Washington is one of the most influential climate scientists of our time, achieving a PhD in Meteorology. At the National Centre for Atmospheric Research (NCAR), he spent his career developing climate models, resulting in Washington advising six American presidents, and shaping how science-based emissions reduction targets are made by organisations such as the IPCC today. Warren also advocated for the elimination of discrimination within education and achieved the 2019 Tyler prize for environmental achievement.
Wangari Maathi: 1940-2011
“Each of us can make a difference, and together accomplish what might seem impossible.”
Founder of the 1977 Greenbelt Movement (GBM), Wangari Maathi is responsible for the planting of over 51 million trees. Born in Nyeri, Kenya, she studied in 3 separate continents, before gaining a PhD in Anatomy at the University of Nairobi. Chairing the National Council of Women of Kenya (NCWK) for 7 years, the GBM channelled Wangari’s vision of environmental conservation, food security and women’s rights via community tree-planting to develop climate resilience. She is internationally recognised for her work, earning the 2009 UN Messenger of Peace and 15 honorary Doctorate degrees over her lifetime.
Ken Saro-Wiwa: 1941-1995
“I have no doubt about the ultimate success of my cause no matter the trials and tribulations which I and those who believe with me may encounter on our journey.”
A writer and environmental activist, the story of Ken Saro-Wiwa is truly inspirational. Royal Dutch Shell had exploited the land where the Ogoni people live and work – the Niger Delta – since 1958. The countless oil spills and destruction of farmland drove Saro-Wiwa to lead peaceful protests involving 300,000 people, gaining a share in oil revenues, political autonomy and environmental amends because of the degradation of the Ogoni Land caused by Shell. The protests resulted in Shell withdrawing from the area and making some financial amends (although not until 2009). Sadly, the movement was met with government violence and Saro-Wiwa was abducted in 1994. The land was subjected to burnings, lootings and mass arrest.
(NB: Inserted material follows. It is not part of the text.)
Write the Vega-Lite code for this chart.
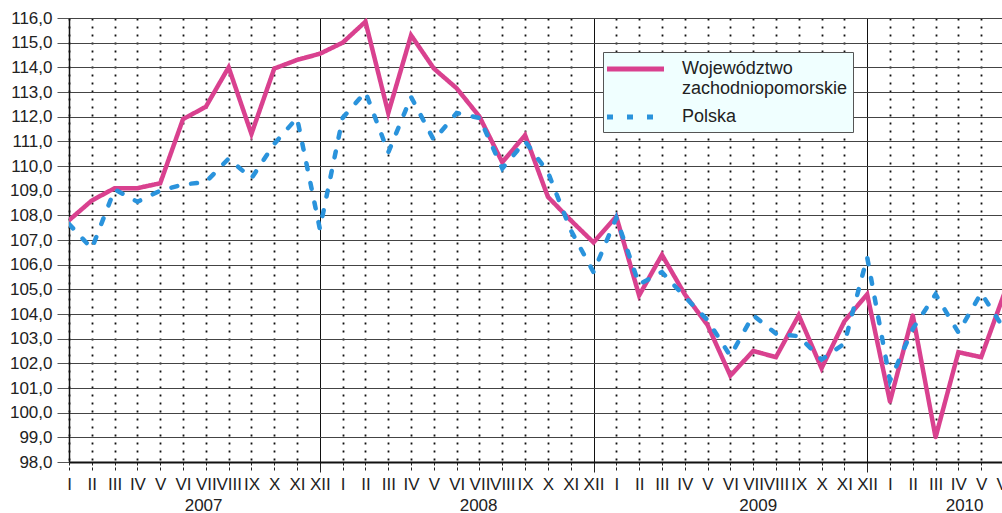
{
  "$schema": "https://vega.github.io/schema/vega-lite/v6.json",
  "autosize": {"type": "none"},
  "padding": {"left": 69, "top": 18, "right": 0, "bottom": 51},
  "width": 935,
  "height": 444,
  "background": "white",
  "config": {
    "view": {"stroke": null},
    "font": "Liberation Sans",
    "legend": {
      "orient": "none",
      "legendX": 534,
      "legendY": 34,
      "fillColor": "#F0FFFF",
      "strokeColor": "#555555",
      "padding": 5,
      "labelFont": "Liberation Sans",
      "labelFontSize": 18,
      "labelColor": "#222222",
      "labelOffset": 34.5,
      "labelLimit": 400,
      "symbolType": "M-3,0H3",
      "symbolSize": 361,
      "symbolOffset": 15.5,
      "symbolStrokeWidth": 5,
      "rowPadding": 7
    }
  },
  "data": {
    "values": [
      {"month": 0, "series": "Województwo zachodniopomorskie", "value": 107.8},
      {"month": 1, "series": "Województwo zachodniopomorskie", "value": 108.6},
      {"month": 2, "series": "Województwo zachodniopomorskie", "value": 109.1},
      {"month": 3, "series": "Województwo zachodniopomorskie", "value": 109.1},
      {"month": 4, "series": "Województwo zachodniopomorskie", "value": 109.3},
      {"month": 5, "series": "Województwo zachodniopomorskie", "value": 111.9},
      {"month": 6, "series": "Województwo zachodniopomorskie", "value": 112.4},
      {"month": 7, "series": "Województwo zachodniopomorskie", "value": 114.0},
      {"month": 8, "series": "Województwo zachodniopomorskie", "value": 111.3},
      {"month": 9, "series": "Województwo zachodniopomorskie", "value": 113.95},
      {"month": 10, "series": "Województwo zachodniopomorskie", "value": 114.3},
      {"month": 11, "series": "Województwo zachodniopomorskie", "value": 114.55},
      {"month": 12, "series": "Województwo zachodniopomorskie", "value": 115.0},
      {"month": 13, "series": "Województwo zachodniopomorskie", "value": 115.85},
      {"month": 14, "series": "Województwo zachodniopomorskie", "value": 112.15},
      {"month": 15, "series": "Województwo zachodniopomorskie", "value": 115.3},
      {"month": 16, "series": "Województwo zachodniopomorskie", "value": 113.95},
      {"month": 17, "series": "Województwo zachodniopomorskie", "value": 113.15},
      {"month": 18, "series": "Województwo zachodniopomorskie", "value": 112.0},
      {"month": 19, "series": "Województwo zachodniopomorskie", "value": 110.15},
      {"month": 20, "series": "Województwo zachodniopomorskie", "value": 111.25},
      {"month": 21, "series": "Województwo zachodniopomorskie", "value": 108.75},
      {"month": 22, "series": "Województwo zachodniopomorskie", "value": 107.8},
      {"month": 23, "series": "Województwo zachodniopomorskie", "value": 106.9},
      {"month": 24, "series": "Województwo zachodniopomorskie", "value": 107.95},
      {"month": 25, "series": "Województwo zachodniopomorskie", "value": 104.75},
      {"month": 26, "series": "Województwo zachodniopomorskie", "value": 106.4},
      {"month": 27, "series": "Województwo zachodniopomorskie", "value": 104.8},
      {"month": 28, "series": "Województwo zachodniopomorskie", "value": 103.55},
      {"month": 29, "series": "Województwo zachodniopomorskie", "value": 101.5},
      {"month": 30, "series": "Województwo zachodniopomorskie", "value": 102.5},
      {"month": 31, "series": "Województwo zachodniopomorskie", "value": 102.25},
      {"month": 32, "series": "Województwo zachodniopomorskie", "value": 103.95},
      {"month": 33, "series": "Województwo zachodniopomorskie", "value": 101.8},
      {"month": 34, "series": "Województwo zachodniopomorskie", "value": 103.7},
      {"month": 35, "series": "Województwo zachodniopomorskie", "value": 104.8},
      {"month": 36, "series": "Województwo zachodniopomorskie", "value": 100.45},
      {"month": 37, "series": "Województwo zachodniopomorskie", "value": 103.95},
      {"month": 38, "series": "Województwo zachodniopomorskie", "value": 99.0},
      {"month": 39, "series": "Województwo zachodniopomorskie", "value": 102.45},
      {"month": 40, "series": "Województwo zachodniopomorskie", "value": 102.25},
      {"month": 41, "series": "Województwo zachodniopomorskie", "value": 104.8},
      {"month": 0, "series": "Polska", "value": 107.65},
      {"month": 1, "series": "Polska", "value": 106.65},
      {"month": 2, "series": "Polska", "value": 109.05},
      {"month": 3, "series": "Polska", "value": 108.55},
      {"month": 4, "series": "Polska", "value": 109.0},
      {"month": 5, "series": "Polska", "value": 109.25},
      {"month": 6, "series": "Polska", "value": 109.35},
      {"month": 7, "series": "Polska", "value": 110.3},
      {"month": 8, "series": "Polska", "value": 109.5},
      {"month": 9, "series": "Polska", "value": 110.9},
      {"month": 10, "series": "Polska", "value": 111.95},
      {"month": 11, "series": "Polska", "value": 107.45},
      {"month": 12, "series": "Polska", "value": 111.95},
      {"month": 13, "series": "Polska", "value": 113.0},
      {"month": 14, "series": "Polska", "value": 110.55},
      {"month": 15, "series": "Polska", "value": 112.8},
      {"month": 16, "series": "Polska", "value": 111.05},
      {"month": 17, "series": "Polska", "value": 112.15},
      {"month": 18, "series": "Polska", "value": 111.95},
      {"month": 19, "series": "Polska", "value": 109.9},
      {"month": 20, "series": "Polska", "value": 111.0},
      {"month": 21, "series": "Polska", "value": 109.75},
      {"month": 22, "series": "Polska", "value": 107.4},
      {"month": 23, "series": "Polska", "value": 105.7},
      {"month": 24, "series": "Polska", "value": 107.9},
      {"month": 25, "series": "Polska", "value": 105.2},
      {"month": 26, "series": "Polska", "value": 105.7},
      {"month": 27, "series": "Polska", "value": 104.7},
      {"month": 28, "series": "Polska", "value": 103.75},
      {"month": 29, "series": "Polska", "value": 102.3},
      {"month": 30, "series": "Polska", "value": 103.95},
      {"month": 31, "series": "Polska", "value": 103.2},
      {"month": 32, "series": "Polska", "value": 103.1},
      {"month": 33, "series": "Polska", "value": 102.15},
      {"month": 34, "series": "Polska", "value": 102.8},
      {"month": 35, "series": "Polska", "value": 106.3},
      {"month": 36, "series": "Polska", "value": 101.3},
      {"month": 37, "series": "Polska", "value": 103.4},
      {"month": 38, "series": "Polska", "value": 104.8},
      {"month": 39, "series": "Polska", "value": 103.25},
      {"month": 40, "series": "Polska", "value": 104.85},
      {"month": 41, "series": "Polska", "value": 103.4}
    ]
  },
  "mark": {"type": "line", "strokeCap": "round", "strokeWidth": 4.5, "clip": true},
  "encoding": {
    "x": {
      "field": "month",
      "type": "quantitative",
      "scale": {"domain": [0, 41], "nice": false, "zero": false},
      "axis": {
        "title": null,
        "values": [0,1,2,3,4,5,5.88,6,7,8,9,10,11,12,13,14,15,16,17,17.94,18,19,20,21,22,23,24,25,26,27,28,29,30,30.2,31,32,33,34,35,36,37,38,39,39.25,40,41],
        "labelExpr": "datum.value % 1 == 0 ? ['I','II','III','IV','V','VI','VII','VIII','IX','X','XI','XII'][datum.value % 12] : ['', '' + (2007 + floor(datum.value / 12))]",
        "labelFont": "Liberation Sans",
        "labelFontSize": 17,
        "labelColor": "#222222",
        "labelLineHeight": 21,
        "labelOverlap": false,
        "labelFlush": false,
        "labelPadding": 4,
        "labelBound": false,
        "domain": true,
        "domainColor": "#111111",
        "domainWidth": 2,
        "ticks": true,
        "tickSize": 10,
        "tickColor": "#222222",
        "tickDash": {"condition": {"test": "datum.value % 12 == 11", "value": []}, "value": [3, 2]},
        "tickOpacity": {"condition": {"test": "datum.value % 1 != 0", "value": 0}, "value": 1},
        "grid": true,
        "gridColor": "#111111",
        "gridWidth": {"condition": {"test": "datum.value % 12 == 11", "value": 1}, "value": 1.8},
        "gridDash": {"condition": {"test": "datum.value % 12 == 11", "value": []}, "value": [2, 6]},
        "gridOpacity": {"condition": {"test": "datum.value % 1 != 0", "value": 0}, "value": 1}
      }
    },
    "y": {
      "field": "value",
      "type": "quantitative",
      "scale": {"domain": [98, 116], "nice": false, "zero": false},
      "axis": {
        "title": null,
        "values": [98,99,100,101,102,103,104,105,106,107,108,109,110,111,112,113,114,115,116],
        "labelExpr": "replace(format(datum.value, '.1f'), '.', ',')",
        "labelFont": "Liberation Sans",
        "labelFontSize": 17,
        "labelColor": "#222222",
        "labelPadding": 5,
        "tickSize": 12,
        "tickColor": "#555555",
        "domainColor": "#111111",
        "domainWidth": 1.5,
        "gridColor": "#444444",
        "gridWidth": 1.2
      }
    },
    "color": {
      "field": "series",
      "type": "nominal",
      "scale": {"domain": ["Województwo zachodniopomorskie", "Polska"], "range": ["#d9418f", "#2a93dc"]},
      "legend": {
        "title": null,
        "labelExpr": "datum.label == 'Polska' ? 'Polska' : ['Województwo', 'zachodniopomorskie']"
      }
    },
    "strokeDash": {
      "field": "series",
      "type": "nominal",
      "scale": {"domain": ["Województwo zachodniopomorskie", "Polska"], "range": [[1, 0], [6, 14]]},
      "legend": {
        "title": null,
        "labelExpr": "datum.label == 'Polska' ? 'Polska' : ['Województwo', 'zachodniopomorskie']"
      }
    }
  }
}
In 1995, Saro-Wiwa and 8 other defendants were hanged in connection with the murder of 4 Ogoni leaders – a trial now recognised as fraudulent. The Ogoni land is yet to receive an independent inquiry over Shell’s damage. Ken Saro-Wiwa gave his life for environmental justice and received the Goldman Environmental Prize for Africa in 1995.
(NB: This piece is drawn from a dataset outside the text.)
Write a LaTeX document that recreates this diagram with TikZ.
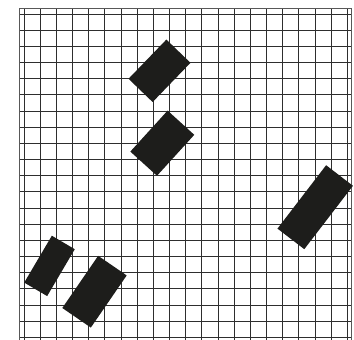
\documentclass[tikz,border=0pt]{standalone}
\usepackage{xcolor}
\definecolor{GridInk}{HTML}{2E2E2E}
\definecolor{BlockInk}{HTML}{1D1D1B}
\usepackage{tikz}

\begin{document}
\begin{tikzpicture}[x=1pt, y=-1pt]
  \useasboundingbox (0,0) rectangle (354,340);
  \fill[white] (0,0) rectangle (354,340);

  %% grid (21 lines each way, spacing 16.17)
  \foreach \k in {0,...,20}{
    \draw[GridInk, line width=0.9pt] ({24+16.17*\k},8.5) -- ({24+16.17*\k},340);
    \draw[GridInk, line width=0.9pt] (19.5,{14+16.17*\k}) -- (351.5,{14+16.17*\k});
  }
  %% outer border
  \draw[GridInk!80, line width=0.9pt] (19.5,340) -- (19.5,8.5) -- (351.5,8.5) -- (351.5,340);

  %% blocks (centre x/y, angle, long side, short side)
  \foreach \cx/\cy/\ang/\len/\wid in {
    159.5/70.8/46/54.5/33.5,
    162.3/143.2/47.7/55.4/36,
    315.2/207.2/52.5/79.9/33.8,
    49.5/265.9/59.5/54.4/26.6,
    94.5/291.7/55.5/63.3/34.6}{
    \fill[BlockInk, shift={(\cx,\cy)}, rotate=\ang]
      ({-\len/2},{-\wid/2}) rectangle ({\len/2},{\wid/2});
  }
\end{tikzpicture}
\end{document}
John Francis: 1946-present
“We are the environment and how we treat each other is really how we treat the environment.”
The man who became the National Geographic Society’s first education fellow, Program Director for an environmental awareness charity and writer of multiple books, started his journey with a significant carbon reduction pledge – ceasing the use of motorised vehicles. John Francis did this after volunteering on the San Francisco oil spill in 1971, seeing the devastation of the accident which compelled him to change. He travelled America by foot for 22 years, remained silent for 17 of these, and gained a PhD in land resources. His commitment didn’t stop here, writing Oil Spill Regulations in Washington D.C. since 1990 and founding ‘Planetlines’, an environmental education curriculum. In addition, he has spoken at a Ted Conference, and spent 16 years engaging with different people to make the environmental movement more inclusive.
The life achievements and contributions to the climate movement by these Environmentalists are extraordinary and something to be remembered and revered. But you don’t have to dedicate your life to the climate movement to do something extraordinary! Imagine the positive change we can enact individually and collectively by taking inspiration from these individuals and many others, and turning that into action – what a legacy that would be!